I've rebuilt my personal site - again!
When I first built my personal site using Kubernetes and a custom serving service, it worked really well - provided you were near a region where I had a server and the Kubernetes cluster hadn't fallen over yet (which it frequently did). This was a great exercise in building a globally distributed system but it didn't work too well, it was a pain to manage and completely overkill.
I then decided to take a completely different approach and build my site using React and host it on Netlify with CloudFlare. This worked a lot better since it still gave me the flexibility and performance I wanted without the overhead of managing a Kubernetes cluster alongside it - and it just made a lot more sense.
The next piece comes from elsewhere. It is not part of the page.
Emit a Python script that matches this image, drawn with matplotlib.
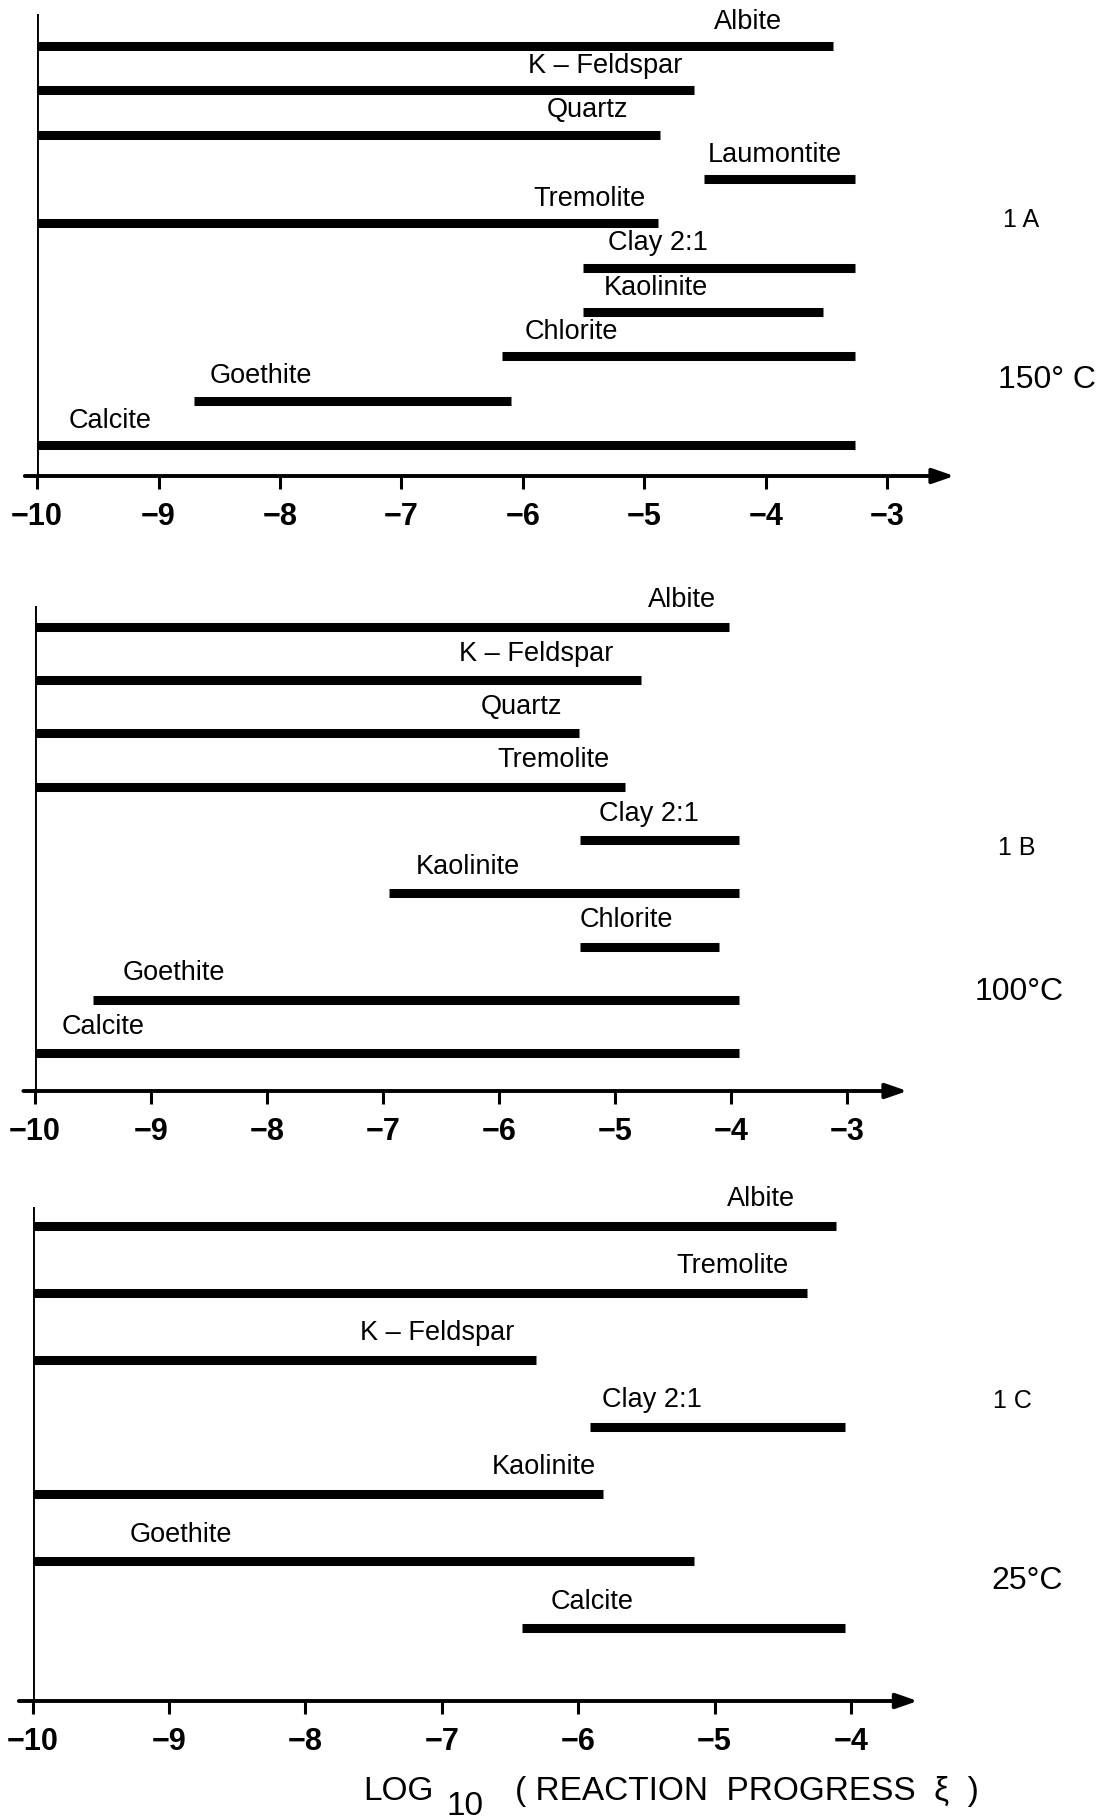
import numpy as np
import matplotlib
matplotlib.use("Agg")
import matplotlib.pyplot as plt

plt.rcParams['font.family'] = ['Liberation Sans', 'DejaVu Sans']

# Panel 1A, 150 C
minA = ["Albite", "K – Feldspar", "Quartz", "Laumontite", "Tremolite",
        "Clay 2:1", "Kaolinite", "Chlorite", "Goethite", "Calcite"]
startA = [-10, -10, -10, -4.51, -10, -5.51, -5.51, -6.17, -8.71, -10]
endA = [-3.45, -4.59, -4.87, -3.27, -4.89, -3.27, -3.53, -3.27, -6.10, -3.27]

# Panel 1B, 100 C
minB = ["Albite", "K – Feldspar", "Quartz", "Tremolite", "Clay 2:1",
        "Kaolinite", "Chlorite", "Goethite", "Calcite"]
startB = [-10, -10, -10, -10, -5.30, -6.95, -5.30, -9.50, -10]
endB = [-4.02, -4.78, -5.31, -4.91, -3.93, -3.93, -4.10, -3.93, -3.93]

# Panel 1C, 25 C
minC = ["Albite", "Tremolite", "K – Feldspar", "Clay 2:1", "Kaolinite",
        "Goethite", "Calcite"]
startC = [-10, -10, -10, -5.91, -10, -10, -6.41]
endC = [-4.11, -4.32, -6.31, -4.04, -5.82, -5.15, -4.04]

ticksA = [-10, -9, -8, -7, -6, -5, -4, -3]
ticksB = [-10, -9, -8, -7, -6, -5, -4, -3]
ticksC = [-10, -9, -8, -7, -6, -5, -4]

# label anchor x (data units) for each mineral name
labxA = [-4.15, -5.32, -5.47, -3.93, -5.45, -4.89, -4.91, -5.60, -8.16, -9.40]
labxB = [-4.42, -5.68, -5.81, -5.53, -4.71, -6.27, -4.90, -8.80, -9.41]
labxC = [-4.66, -4.87, -7.03, -5.46, -6.25, -8.91, -5.90]

W, H = 1106, 1819
fig = plt.figure(figsize=(W / 100, H / 100), dpi=100)


def panel(left, top, bottom, ppu, xtip, ylim, names, starts, ends, labx, ticks, off):
    width = (xtip + 10 + 0.05) * ppu
    ax = fig.add_axes([left / W, 1 - bottom / H, width / W, (bottom - top) / H])
    ax.set_xlim(-10, xtip + 0.05)
    ax.set_ylim(*ylim)
    for s in ax.spines.values():
        s.set_visible(False)
    rows = np.arange(len(names))
    for r, s, e, n, lx in zip(rows, starts, ends, names, labx):
        ax.plot([s, e], [r, r], color='k', lw=6.5, solid_capstyle='butt')
        ax.annotate(n, (lx, r), xytext=(0, off), textcoords='offset points',
                    ha='center', va='center', fontsize=19.5)
    # y axis
    ax.axvline(-10, color='k', lw=2.8)
    # x axis with arrow
    ax.annotate('', xy=(xtip, 0), xytext=(-10.1, 0),
                xycoords=('data', 'axes fraction'),
                textcoords=('data', 'axes fraction'),
                arrowprops=dict(arrowstyle='-|>,head_length=1.3,head_width=0.45',
                                lw=2.8, color='k', shrinkA=0, shrinkB=0),
                annotation_clip=False)
    ax.set_yticks([])
    ax.set_xticks(ticks)
    ax.set_xticklabels(["\u2212" + str(abs(t)) for t in ticks],
                       fontsize=22, fontweight='bold')
    ax.tick_params(axis='x', direction='out', length=9, width=2.2, pad=10)
    return ax


axA = panel(37, 14, 476, 121.5, -2.45, (9.70, -0.72), minA, startA, endA, labxA, ticksA, 17.5)
axB = panel(35, 606, 1091, 116.0, -2.48, (8.71, -0.39), minB, startB, endB, labxB, ticksB, 19)
axC = panel(32.5, 1207, 1701, 136.4, -3.51, (7.09, -0.28), minC, startC, endC, labxC, ticksC, 19)

# right side panel ids and temperatures
fig.text(1021 / W, 1 - 220 / H, "1 A", fontsize=18, ha='center', va='center')
fig.text(1047 / W, 1 - 380 / H, "150° C", fontsize=23, ha='center', va='center')
fig.text(1017 / W, 1 - 848 / H, "1 B", fontsize=18, ha='center', va='center')
fig.text(1019 / W, 1 - 992 / H, "100°C", fontsize=23, ha='center', va='center')
fig.text(1012 / W, 1 - 1401 / H, "1 C", fontsize=18, ha='center', va='center')
fig.text(1027 / W, 1 - 1581 / H, "25°C", fontsize=23, ha='center', va='center')

# x axis title
fig.text(363 / W, 1 - 1791 / H, "LOG", fontsize=24, ha='left', va='center')
fig.text(447 / W, 1 - 1806 / H, "10", fontsize=24, ha='left', va='center')
fig.text(515 / W, 1 - 1791 / H, "( REACTION  PROGRESS  ξ  )", fontsize=24,
         ha='left', va='center')

fig.savefig("out.png", dpi=100)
We're now at the third iteration of my personal site - in which I've rebuilt it using Gatsby. Gatsby is basically React, but it comes with a ton of plugins that just make the whole process easier.
To put it into comparison, when originally building my site in React I had to spend quite a lot of time figuring out how to build/integrate:
- Routing
- Google Analytics
- Sitemaps
- SEO/Metadata
- Image optimisation/lazy loading
- Resource/site optimisation (CSS, JS)
This took a significant bulk of time when it came to building my original React site, so I was pleasantly surprised to find out that all of the above functionality comes either standard out of the box with Gatsby, or is available via an easy to install & configure plugin. The Gatsby plugin ecosystems is incredibly rich, and having known compatibility is a huge bonus too.
What was really astounding though was that I was able to completely rebuild my personal site and make it fully PWA-compliant in around 3 to 4 hours, something which would have surely taken over a week with pure React.